President Donald Trump, shown Monday, says he is asking federal regulators...

President Donald Trump, shown Monday, says he is asking federal regulators to look into the effectiveness of the quarterly financial reports that publicly traded companies are required to file. Credit: AP/Hans Pennink

President Donald Trump is calling on federal regulators to consider scrapping the requirement for public companies to report quarterly results, after business executives told him twice-yearly reports would make better economic sense.

In a tweet early Friday, Trump said that after speaking with several top business leaders, he's asking the Securities and Exchange Commission to determine whether shifting to a six-month reporting requirement would help companies grow faster and create more jobs.

For companies, "That would allow greater flexibility & save money," Trump tweeted.

Trump later told reporters the idea was especially urged on him by Indra Nooyi, CEO of PepsiCo, who is stepping down in October. Nooyi, who led the food and beverage giant during a turbulent time in the industry, is a rarity as a woman and a minority leading a Fortune 500 company.

Nooyi offered some clarity later in the day on her recent comments to the president. In a statement, Nooyi said she and other CEOs "have been discussing how to better orient corporations to have a more long-term view."

She said cutting the required frequency of financial reports was one of several suggestions that she made, with the aim of moving companies toward focusing more on long-term goals rather than immediate results.

"I'd like to see twice (a year), but we're going to see," Trump said. "So we're looking at that very, very seriously. We're looking at twice a year instead of four times a year."

The SEC's chairman said the agency already is studying the issue.

Quarterly financial reports are a staple of U.S. corporate practice. The SEC requires public companies to report profit, revenue and other figures publicly every three months. The requirement dates to the establishment of the agency in the 1930s Great Depression, as a way to give investors confidence in company information.

Experts have long asserted that the practice of companies publicly forecasting every quarter how they expect earnings to shake out stresses short-term performance and stock price gains. That can pressure executives to engage in reckless practices to hit quarterly targets or even to manipulate earnings reports. But quarterly reports on results are distinct from the so-called earnings guidance that company executives provide as a forecast.

The SEC in 2016 considered the idea of cutting the quarterly requirement, and signaled that it might do so.

SEC Chairman Jay Clayton said in a statement Friday that the agency "continues to study" the reporting requirement as well as other rules for public companies.

"The president has highlighted a key consideration for American companies and, importantly, American investors and their families — encouraging long-term investment in our country," Clayton said.

Scrapping the quarterly requirement "is a solution in search of a problem," said Charles Elson, a professor and director of the University of Delaware's Weinberg Center for Corporate Governance. "Earnings manipulation can take place whether quarterly or every six months."

Quarterly reports are "early warning signs of other bigger problems," Elson said.
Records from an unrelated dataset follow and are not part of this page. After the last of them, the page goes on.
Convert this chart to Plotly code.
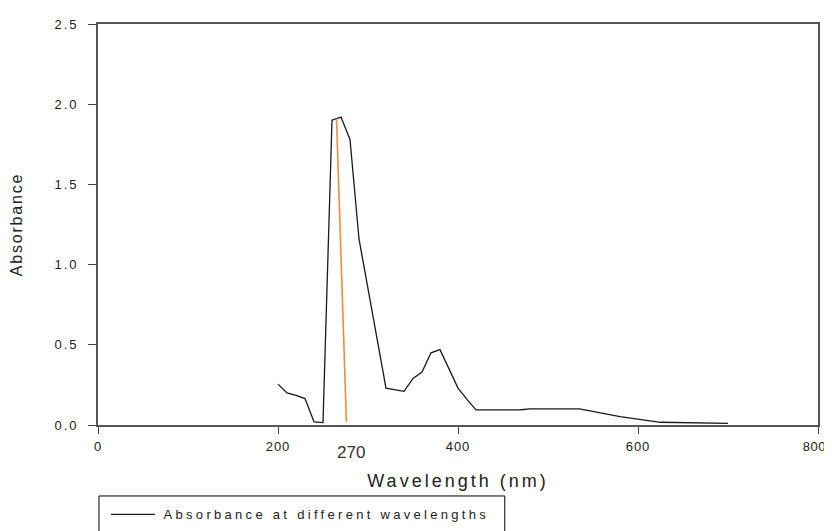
import plotly.graph_objects as go

# Absorbance spectrum
wavelength = [200, 210, 220, 230, 240, 250, 260, 270, 280, 290, 300, 310, 320, 340,
              350, 360, 370, 380, 400, 410, 420, 470, 480, 535, 580, 625, 700]
absorbance = [0.255, 0.20, 0.185, 0.165, 0.02, 0.015, 1.90, 1.92, 1.78, 1.16, 0.85, 0.54,
              0.23, 0.21, 0.29, 0.33, 0.45, 0.47, 0.23, 0.16, 0.094, 0.095, 0.10, 0.10,
              0.052, 0.017, 0.01]

# Orange marker line for the 270 nm peak
peak_line_x = [265, 276]
peak_line_y = [1.91, 0.02]
peak_label = "270"

x_ticks = [0, 200, 400, 600, 800]
y_ticks = [0.0, 0.5, 1.0, 1.5, 2.0, 2.5]

FONT = "Liberation Sans, Arial, sans-serif"


def spaced(s, sp="2px"):
    return f'<span style="letter-spacing:{sp}">{s}</span>'


# x tick texts; the last one is nudged left so it stays inside the window
x_ticktext = [spaced(str(v), "1px") for v in x_ticks]
x_ticktext[-1] = spaced(str(x_ticks[-1]), "0.6px") + "&nbsp;&nbsp;"

fig = go.Figure()
fig.add_trace(go.Scatter(
    x=wavelength, y=absorbance, mode="lines",
    line=dict(color="#1a1a1a", width=1.3),
    name="&nbsp;" + spaced("Absorbance at different wavelengths", "3.3px"),
))
fig.add_trace(go.Scatter(
    x=peak_line_x, y=peak_line_y, mode="lines",
    line=dict(color="#F28C38", width=1.6),
    showlegend=False, hoverinfo="skip",
))

fig.add_annotation(
    x=peak_line_x[1] + 5, xref="x", y=-0.069, yref="paper",
    text=peak_label, showarrow=False, xanchor="center", yanchor="middle",
    font=dict(family=FONT, size=17, color="#333333"),
)

# legend frame (runs off the bottom edge, as in the reference)
fig.add_shape(
    type="rect", xref="paper", yref="paper",
    x0=0.0014, x1=0.565, y0=-0.177, y1=-0.31,
    line=dict(color="#000000", width=1), fillcolor="rgba(0,0,0,0)",
)

# page body has an 8px margin, so the figure is offset by 8px
fig.update_layout(
    width=824, height=523,
    margin=dict(l=90, r=14, t=16, b=106, autoexpand=False),
    plot_bgcolor="white", paper_bgcolor="white",
    font=dict(family=FONT, color="#222222"),
    showlegend=True,
    legend=dict(
        x=0.011, y=-0.1855, xref="paper", yref="paper",
        xanchor="left", yanchor="top", orientation="h",
        borderwidth=0, bgcolor="rgba(0,0,0,0)",
        font=dict(family=FONT, size=13, color="#222222"),
        itemwidth=44,
    ),
)

fig.update_xaxes(
    range=[0, 800], tickvals=x_ticks, ticktext=x_ticktext,
    ticks="outside", ticklen=7, tickcolor="#444444", tickwidth=1.3,
    showline=True, linecolor="#555555", linewidth=1.6, mirror=True,
    showgrid=False, zeroline=False, automargin=False,
    ticklabelstandoff=2, ticklabeloverflow="allow",
    tickfont=dict(family=FONT, size=13, color="#222222"),
    title=dict(text=spaced("Wavelength (nm)", "3px"), standoff=21,
               font=dict(family=FONT, size=18, color="#222222")),
)
fig.update_yaxes(
    range=[0, 2.5], tickvals=y_ticks,
    ticktext=[spaced(f"{v:.1f}") for v in y_ticks],
    ticks="outside", ticklen=8, tickcolor="#444444", tickwidth=1.3,
    showline=True, linecolor="#555555", linewidth=1.6, mirror=True,
    showgrid=False, zeroline=False, automargin=False,
    ticklabelstandoff=7,
    tickfont=dict(family=FONT, size=13, color="#222222"),
    title=dict(text=spaced("Absorbance", "1.8px"), standoff=28,
               font=dict(family=FONT, size=16, color="#222222")),
)

fig.write_html("out.html")
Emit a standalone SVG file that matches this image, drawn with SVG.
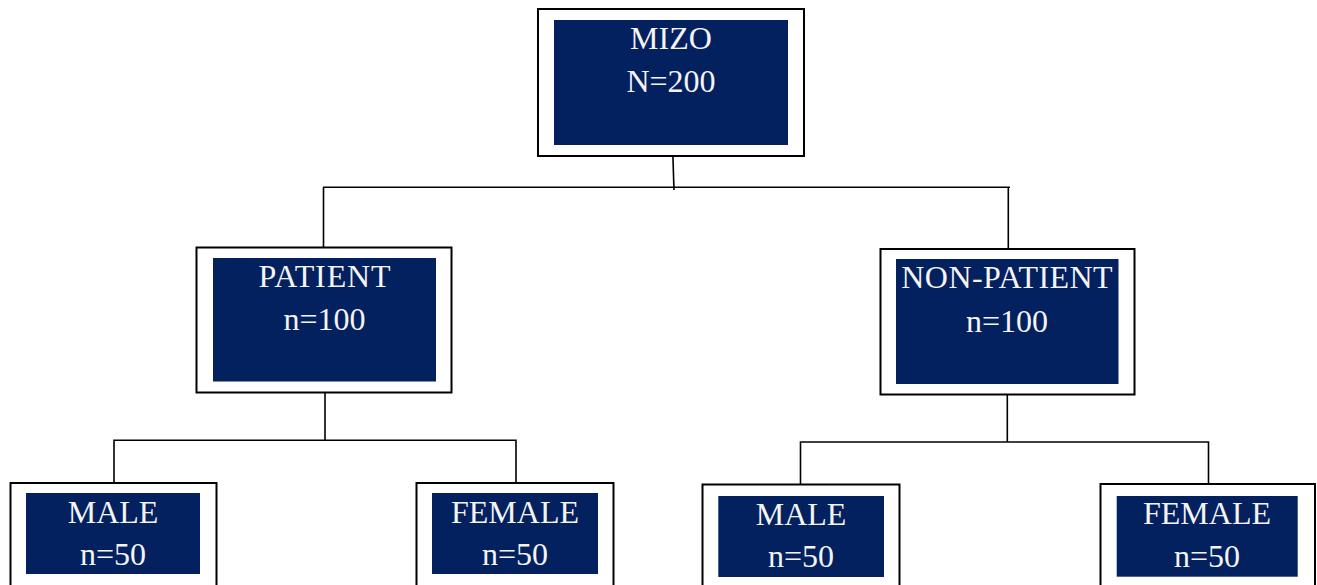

Companies' intense focus on short-term gains rather than long-term investment and growth, and the tying of executives' compensation to quarterly earnings targets, has been widely criticized — and blamed in the case of big banks for helping fuel the 2008 financial crisis. Two influential figures, JPMorgan Chase CEO Jamie Dimon and billionaire investor Warren Buffett, recently urged together that public companies either reduce or eliminate quarterly earnings guidance.

However, they said, their view on the harm caused by corporate "short-termism" shouldn't be interpreted as opposition to quarterly and annual reporting. "Transparency about financial and operating results is an essential aspect of U.S. public markets," they wrote in a Wall Street Journal op-ed in June.

On the other hand, a study by experts at Duke University's Fuqua School of Business and City University of London, England, found that frequent financial reporting in itself creates short-sightedness that pushes companies to stress immediate results at the expense of longer-term investments. They found that long-term investments declined at companies that were required to step up the frequency of their reporting.

Business executives pressing for less frequent financial reporting maintain that the costs of putting together quarterly as well as annual reports are burdensome.